Please write out the lines of the data exactly, beginning with the first and ending with the line containing "plt.rcParams['font.family'] = ['Lato', 'DejaVu"; leave the pictures behind.
— begin Data lines —
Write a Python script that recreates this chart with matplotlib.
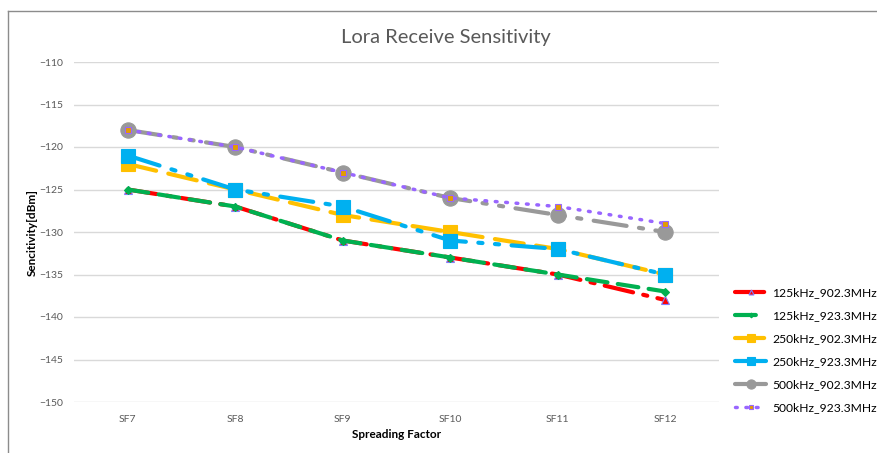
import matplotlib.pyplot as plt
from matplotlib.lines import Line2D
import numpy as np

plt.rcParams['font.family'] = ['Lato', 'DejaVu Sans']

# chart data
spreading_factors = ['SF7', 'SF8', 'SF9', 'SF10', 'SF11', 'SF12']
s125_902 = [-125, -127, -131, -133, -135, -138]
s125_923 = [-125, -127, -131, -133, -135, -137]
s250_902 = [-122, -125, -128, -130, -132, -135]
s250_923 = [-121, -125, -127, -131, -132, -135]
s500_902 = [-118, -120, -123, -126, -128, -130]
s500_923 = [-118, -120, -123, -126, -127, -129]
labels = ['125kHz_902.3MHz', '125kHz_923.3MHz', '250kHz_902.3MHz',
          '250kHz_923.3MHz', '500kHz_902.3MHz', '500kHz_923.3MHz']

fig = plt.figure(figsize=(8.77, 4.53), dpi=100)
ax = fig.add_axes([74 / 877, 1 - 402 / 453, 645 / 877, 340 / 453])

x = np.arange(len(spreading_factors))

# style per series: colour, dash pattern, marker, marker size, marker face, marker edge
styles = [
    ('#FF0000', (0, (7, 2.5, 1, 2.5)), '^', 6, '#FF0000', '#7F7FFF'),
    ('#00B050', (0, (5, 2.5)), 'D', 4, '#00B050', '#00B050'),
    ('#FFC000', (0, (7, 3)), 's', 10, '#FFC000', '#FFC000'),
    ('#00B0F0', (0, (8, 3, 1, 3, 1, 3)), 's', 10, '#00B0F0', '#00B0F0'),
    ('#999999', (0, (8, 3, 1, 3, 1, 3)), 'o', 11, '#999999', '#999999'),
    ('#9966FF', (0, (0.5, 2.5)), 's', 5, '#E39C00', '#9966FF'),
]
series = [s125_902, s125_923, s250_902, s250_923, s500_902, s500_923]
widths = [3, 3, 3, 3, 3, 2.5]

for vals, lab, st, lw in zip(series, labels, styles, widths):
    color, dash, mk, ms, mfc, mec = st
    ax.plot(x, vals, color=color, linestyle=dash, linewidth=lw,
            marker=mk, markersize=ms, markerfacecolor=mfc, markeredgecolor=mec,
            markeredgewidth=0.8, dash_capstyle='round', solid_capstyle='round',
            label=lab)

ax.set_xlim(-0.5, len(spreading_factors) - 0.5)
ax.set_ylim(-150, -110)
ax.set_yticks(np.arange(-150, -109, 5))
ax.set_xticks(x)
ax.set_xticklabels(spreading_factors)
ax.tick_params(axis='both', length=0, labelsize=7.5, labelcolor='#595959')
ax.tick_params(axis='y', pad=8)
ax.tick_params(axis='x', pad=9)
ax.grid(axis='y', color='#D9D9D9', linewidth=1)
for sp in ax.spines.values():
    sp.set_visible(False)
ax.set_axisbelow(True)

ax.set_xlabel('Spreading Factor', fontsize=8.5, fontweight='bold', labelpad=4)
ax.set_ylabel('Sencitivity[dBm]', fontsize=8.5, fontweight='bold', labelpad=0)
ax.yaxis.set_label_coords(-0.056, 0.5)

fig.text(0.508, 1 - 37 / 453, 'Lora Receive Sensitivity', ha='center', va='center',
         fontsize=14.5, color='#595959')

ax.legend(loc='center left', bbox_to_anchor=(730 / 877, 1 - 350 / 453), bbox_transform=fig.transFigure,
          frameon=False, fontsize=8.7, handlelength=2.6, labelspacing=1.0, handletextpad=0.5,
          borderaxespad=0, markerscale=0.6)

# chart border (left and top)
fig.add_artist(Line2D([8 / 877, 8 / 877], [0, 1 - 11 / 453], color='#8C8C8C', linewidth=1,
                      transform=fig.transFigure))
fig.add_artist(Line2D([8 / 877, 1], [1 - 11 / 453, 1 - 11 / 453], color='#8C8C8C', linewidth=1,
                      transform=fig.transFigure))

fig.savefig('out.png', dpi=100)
— end Data lines —
• The answer
Write a Python script that recreates this chart with matplotlib.
import matplotlib.pyplot as plt
from matplotlib.lines import Line2D
import numpy as np

plt.rcParams['font.family'] = ['Lato', 'DejaVu Sans']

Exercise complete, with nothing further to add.